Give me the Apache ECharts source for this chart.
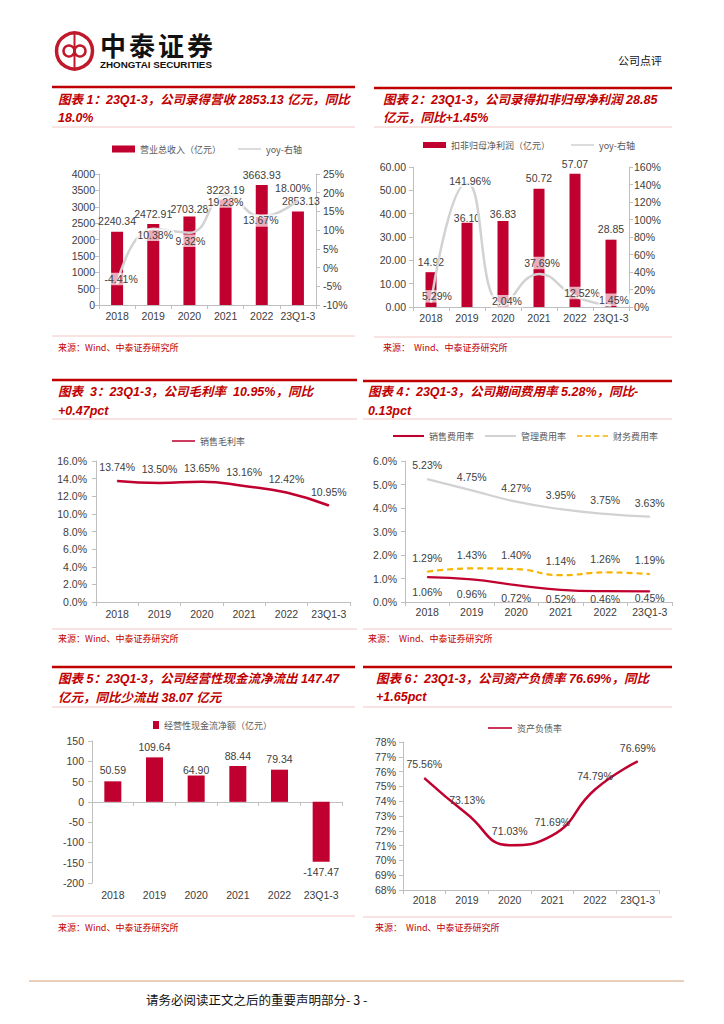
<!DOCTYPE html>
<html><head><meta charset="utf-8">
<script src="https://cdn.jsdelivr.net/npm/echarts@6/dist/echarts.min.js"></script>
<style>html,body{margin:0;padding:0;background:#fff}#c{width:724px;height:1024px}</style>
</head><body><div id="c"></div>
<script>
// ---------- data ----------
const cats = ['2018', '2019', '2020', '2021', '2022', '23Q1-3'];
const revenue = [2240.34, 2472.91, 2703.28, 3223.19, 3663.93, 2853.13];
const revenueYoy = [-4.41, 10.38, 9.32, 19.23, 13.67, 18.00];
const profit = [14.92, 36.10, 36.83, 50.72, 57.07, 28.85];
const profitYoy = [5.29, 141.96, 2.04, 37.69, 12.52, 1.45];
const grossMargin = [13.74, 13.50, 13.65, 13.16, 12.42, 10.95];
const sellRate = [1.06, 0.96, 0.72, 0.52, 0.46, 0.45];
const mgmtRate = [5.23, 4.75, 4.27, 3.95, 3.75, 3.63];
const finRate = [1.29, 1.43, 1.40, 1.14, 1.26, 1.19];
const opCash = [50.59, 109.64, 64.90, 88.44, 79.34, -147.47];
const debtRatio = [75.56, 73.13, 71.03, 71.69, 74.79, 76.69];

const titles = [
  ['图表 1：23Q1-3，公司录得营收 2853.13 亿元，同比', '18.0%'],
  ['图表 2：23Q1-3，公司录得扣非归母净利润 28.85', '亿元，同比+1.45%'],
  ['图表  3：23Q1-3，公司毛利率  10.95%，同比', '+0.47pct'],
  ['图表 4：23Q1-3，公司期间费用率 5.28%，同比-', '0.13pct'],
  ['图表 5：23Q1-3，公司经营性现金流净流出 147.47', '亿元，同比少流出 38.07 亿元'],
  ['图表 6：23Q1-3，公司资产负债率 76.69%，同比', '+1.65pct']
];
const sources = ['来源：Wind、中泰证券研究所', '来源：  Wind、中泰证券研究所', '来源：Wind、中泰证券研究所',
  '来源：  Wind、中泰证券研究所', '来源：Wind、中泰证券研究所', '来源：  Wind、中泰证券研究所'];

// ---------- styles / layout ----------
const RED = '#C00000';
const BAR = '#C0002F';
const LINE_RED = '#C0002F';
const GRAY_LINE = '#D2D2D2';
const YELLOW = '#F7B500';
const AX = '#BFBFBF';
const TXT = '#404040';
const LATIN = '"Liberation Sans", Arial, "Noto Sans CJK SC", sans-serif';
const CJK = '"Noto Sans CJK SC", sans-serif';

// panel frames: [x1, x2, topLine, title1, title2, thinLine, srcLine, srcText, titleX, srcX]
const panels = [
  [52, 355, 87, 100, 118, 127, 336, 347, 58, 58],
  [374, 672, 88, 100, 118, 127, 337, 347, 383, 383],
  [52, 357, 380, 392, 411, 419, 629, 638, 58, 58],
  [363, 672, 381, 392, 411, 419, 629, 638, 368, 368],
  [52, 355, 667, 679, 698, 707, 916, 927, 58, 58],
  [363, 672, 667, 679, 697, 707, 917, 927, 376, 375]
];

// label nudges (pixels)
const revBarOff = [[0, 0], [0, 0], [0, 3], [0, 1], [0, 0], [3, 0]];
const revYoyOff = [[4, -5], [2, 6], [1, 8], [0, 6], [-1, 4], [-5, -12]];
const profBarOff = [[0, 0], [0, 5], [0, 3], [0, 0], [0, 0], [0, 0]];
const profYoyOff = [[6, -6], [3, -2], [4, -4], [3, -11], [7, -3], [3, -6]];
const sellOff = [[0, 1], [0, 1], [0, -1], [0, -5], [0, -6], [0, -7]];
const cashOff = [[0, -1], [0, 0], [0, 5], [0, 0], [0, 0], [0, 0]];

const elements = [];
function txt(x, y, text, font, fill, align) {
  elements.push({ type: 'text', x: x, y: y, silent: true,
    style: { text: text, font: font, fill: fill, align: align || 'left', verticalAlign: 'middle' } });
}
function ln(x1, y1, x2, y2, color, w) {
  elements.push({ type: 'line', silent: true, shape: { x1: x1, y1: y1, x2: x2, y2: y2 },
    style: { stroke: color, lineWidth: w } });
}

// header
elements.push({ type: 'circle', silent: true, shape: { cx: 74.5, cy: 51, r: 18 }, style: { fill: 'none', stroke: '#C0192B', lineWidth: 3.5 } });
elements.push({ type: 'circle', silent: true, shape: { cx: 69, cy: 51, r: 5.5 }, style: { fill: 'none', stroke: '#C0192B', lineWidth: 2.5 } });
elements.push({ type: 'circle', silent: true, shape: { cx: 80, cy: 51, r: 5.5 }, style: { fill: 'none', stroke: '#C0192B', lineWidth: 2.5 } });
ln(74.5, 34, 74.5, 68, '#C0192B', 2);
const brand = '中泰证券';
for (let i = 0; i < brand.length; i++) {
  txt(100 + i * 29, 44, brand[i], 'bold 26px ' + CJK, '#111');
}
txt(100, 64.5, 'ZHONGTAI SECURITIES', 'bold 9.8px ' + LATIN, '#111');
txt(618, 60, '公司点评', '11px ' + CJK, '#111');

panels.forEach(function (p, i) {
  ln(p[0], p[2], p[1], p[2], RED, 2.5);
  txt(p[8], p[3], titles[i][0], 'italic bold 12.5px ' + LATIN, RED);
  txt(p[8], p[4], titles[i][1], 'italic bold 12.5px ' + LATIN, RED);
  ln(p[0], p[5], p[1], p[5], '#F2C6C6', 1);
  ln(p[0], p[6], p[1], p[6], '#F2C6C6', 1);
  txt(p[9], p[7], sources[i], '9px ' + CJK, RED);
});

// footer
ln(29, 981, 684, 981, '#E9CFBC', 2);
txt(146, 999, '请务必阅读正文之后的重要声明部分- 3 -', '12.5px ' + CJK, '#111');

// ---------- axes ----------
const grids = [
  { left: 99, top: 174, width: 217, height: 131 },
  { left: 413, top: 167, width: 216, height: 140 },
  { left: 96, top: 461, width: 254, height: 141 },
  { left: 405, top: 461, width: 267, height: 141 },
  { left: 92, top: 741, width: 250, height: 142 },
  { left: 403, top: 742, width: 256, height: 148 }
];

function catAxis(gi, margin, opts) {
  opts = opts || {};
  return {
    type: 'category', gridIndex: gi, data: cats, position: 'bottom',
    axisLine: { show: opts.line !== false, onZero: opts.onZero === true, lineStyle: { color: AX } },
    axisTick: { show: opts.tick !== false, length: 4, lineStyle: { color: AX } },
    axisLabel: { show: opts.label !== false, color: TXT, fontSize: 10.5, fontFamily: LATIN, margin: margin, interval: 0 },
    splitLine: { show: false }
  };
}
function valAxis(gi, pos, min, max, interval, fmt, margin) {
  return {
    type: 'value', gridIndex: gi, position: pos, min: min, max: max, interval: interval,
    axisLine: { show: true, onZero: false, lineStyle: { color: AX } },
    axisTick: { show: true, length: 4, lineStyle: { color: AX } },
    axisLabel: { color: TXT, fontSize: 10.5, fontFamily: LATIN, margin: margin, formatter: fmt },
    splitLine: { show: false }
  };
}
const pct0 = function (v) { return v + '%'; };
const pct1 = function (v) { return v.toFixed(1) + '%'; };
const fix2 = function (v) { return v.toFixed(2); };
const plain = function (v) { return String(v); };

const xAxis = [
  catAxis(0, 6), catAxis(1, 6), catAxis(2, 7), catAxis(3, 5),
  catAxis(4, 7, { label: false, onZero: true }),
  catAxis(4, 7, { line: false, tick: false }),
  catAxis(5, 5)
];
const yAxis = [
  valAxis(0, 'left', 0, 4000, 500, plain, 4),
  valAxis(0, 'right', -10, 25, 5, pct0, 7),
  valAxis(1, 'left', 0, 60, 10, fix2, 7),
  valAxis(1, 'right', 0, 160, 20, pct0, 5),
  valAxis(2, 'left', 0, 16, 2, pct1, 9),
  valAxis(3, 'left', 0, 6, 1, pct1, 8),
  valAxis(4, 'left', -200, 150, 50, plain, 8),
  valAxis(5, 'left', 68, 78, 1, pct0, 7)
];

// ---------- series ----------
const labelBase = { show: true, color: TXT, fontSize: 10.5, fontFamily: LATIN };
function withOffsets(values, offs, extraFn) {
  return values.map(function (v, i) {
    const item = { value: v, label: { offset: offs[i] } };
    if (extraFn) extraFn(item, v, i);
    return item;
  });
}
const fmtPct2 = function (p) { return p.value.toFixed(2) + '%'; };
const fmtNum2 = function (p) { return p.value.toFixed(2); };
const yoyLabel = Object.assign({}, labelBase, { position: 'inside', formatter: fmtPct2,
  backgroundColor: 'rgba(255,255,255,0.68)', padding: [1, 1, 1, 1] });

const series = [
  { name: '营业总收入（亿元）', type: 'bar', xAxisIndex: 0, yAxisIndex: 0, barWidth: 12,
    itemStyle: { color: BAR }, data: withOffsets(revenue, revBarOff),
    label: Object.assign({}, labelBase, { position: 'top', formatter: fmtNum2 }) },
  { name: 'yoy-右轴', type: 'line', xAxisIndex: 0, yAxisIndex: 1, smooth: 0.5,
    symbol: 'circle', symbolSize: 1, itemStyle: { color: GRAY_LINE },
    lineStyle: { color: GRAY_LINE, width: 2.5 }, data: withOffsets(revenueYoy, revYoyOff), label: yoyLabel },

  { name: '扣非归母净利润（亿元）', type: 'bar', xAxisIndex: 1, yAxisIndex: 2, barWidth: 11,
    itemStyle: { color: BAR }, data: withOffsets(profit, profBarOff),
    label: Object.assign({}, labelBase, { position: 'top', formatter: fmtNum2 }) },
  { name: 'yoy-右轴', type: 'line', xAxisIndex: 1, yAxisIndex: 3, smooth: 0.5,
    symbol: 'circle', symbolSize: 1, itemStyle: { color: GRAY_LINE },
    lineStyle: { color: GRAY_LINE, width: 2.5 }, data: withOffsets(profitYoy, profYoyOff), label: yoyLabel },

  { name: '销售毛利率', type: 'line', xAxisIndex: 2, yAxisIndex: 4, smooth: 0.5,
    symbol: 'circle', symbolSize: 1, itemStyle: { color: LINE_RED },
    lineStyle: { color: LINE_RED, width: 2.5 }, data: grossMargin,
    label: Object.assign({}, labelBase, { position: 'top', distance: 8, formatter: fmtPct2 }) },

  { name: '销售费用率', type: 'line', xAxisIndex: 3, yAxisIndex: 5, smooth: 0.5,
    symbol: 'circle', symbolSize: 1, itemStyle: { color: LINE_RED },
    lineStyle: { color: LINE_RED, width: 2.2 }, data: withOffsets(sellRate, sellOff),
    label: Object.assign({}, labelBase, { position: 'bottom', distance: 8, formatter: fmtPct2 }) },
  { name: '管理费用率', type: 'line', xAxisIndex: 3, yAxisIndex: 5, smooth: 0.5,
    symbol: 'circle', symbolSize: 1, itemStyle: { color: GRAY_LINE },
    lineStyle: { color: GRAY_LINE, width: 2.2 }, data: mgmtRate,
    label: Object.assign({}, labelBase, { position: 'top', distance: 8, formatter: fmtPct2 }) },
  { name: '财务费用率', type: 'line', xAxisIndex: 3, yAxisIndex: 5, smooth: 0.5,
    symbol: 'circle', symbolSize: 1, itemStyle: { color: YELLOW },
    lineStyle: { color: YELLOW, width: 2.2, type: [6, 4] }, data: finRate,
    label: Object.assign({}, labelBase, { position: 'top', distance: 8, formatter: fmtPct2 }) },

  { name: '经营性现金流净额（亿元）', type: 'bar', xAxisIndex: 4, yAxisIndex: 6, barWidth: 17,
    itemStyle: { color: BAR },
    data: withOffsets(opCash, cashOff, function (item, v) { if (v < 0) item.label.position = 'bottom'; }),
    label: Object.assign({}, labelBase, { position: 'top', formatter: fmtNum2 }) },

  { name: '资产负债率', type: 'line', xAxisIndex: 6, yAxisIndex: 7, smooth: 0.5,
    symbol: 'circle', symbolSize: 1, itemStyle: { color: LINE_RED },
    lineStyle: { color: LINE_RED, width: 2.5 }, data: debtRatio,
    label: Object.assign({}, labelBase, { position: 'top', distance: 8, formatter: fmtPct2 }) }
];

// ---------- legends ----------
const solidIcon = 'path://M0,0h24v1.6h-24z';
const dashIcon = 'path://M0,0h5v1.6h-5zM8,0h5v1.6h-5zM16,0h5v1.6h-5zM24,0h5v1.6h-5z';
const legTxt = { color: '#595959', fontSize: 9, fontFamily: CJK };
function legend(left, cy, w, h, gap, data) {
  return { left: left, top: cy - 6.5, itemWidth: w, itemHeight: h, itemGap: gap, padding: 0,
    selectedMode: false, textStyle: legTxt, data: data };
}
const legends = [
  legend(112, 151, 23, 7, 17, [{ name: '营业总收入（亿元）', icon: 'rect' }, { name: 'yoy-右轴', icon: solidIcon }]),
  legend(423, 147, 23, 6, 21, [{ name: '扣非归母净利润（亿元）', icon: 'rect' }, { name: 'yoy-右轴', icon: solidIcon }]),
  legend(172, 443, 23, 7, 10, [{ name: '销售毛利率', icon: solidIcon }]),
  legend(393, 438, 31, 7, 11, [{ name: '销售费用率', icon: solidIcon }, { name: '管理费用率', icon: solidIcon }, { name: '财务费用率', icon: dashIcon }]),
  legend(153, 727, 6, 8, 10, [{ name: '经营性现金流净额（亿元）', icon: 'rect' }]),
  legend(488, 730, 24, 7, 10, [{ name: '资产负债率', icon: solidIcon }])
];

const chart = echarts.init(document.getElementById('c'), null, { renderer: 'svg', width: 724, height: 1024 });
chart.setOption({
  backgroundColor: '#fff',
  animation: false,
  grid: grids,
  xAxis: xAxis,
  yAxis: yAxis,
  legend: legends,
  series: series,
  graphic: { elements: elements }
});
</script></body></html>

....

Everything from the first line of the listing above through the line that contains "const debtRatio = [75.56, 73.13, 71.03, 71.69, 74.79, 76.69];" is to be restated word for word, minus the pictures.

Give me the Apache ECharts source for this chart.
<!DOCTYPE html>
<html><head><meta charset="utf-8">
<script src="https://cdn.jsdelivr.net/npm/echarts@6/dist/echarts.min.js"></script>
<style>html,body{margin:0;padding:0;background:#fff}#c{width:724px;height:1024px}</style>
</head><body><div id="c"></div>
<script>
// ---------- data ----------
const cats = ['2018', '2019', '2020', '2021', '2022', '23Q1-3'];
const revenue = [2240.34, 2472.91, 2703.28, 3223.19, 3663.93, 2853.13];
const revenueYoy = [-4.41, 10.38, 9.32, 19.23, 13.67, 18.00];
const profit = [14.92, 36.10, 36.83, 50.72, 57.07, 28.85];
const profitYoy = [5.29, 141.96, 2.04, 37.69, 12.52, 1.45];
const grossMargin = [13.74, 13.50, 13.65, 13.16, 12.42, 10.95];
const sellRate = [1.06, 0.96, 0.72, 0.52, 0.46, 0.45];
const mgmtRate = [5.23, 4.75, 4.27, 3.95, 3.75, 3.63];
const finRate = [1.29, 1.43, 1.40, 1.14, 1.26, 1.19];
const opCash = [50.59, 109.64, 64.90, 88.44, 79.34, -147.47];
const debtRatio = [75.56, 73.13, 71.03, 71.69, 74.79, 76.69];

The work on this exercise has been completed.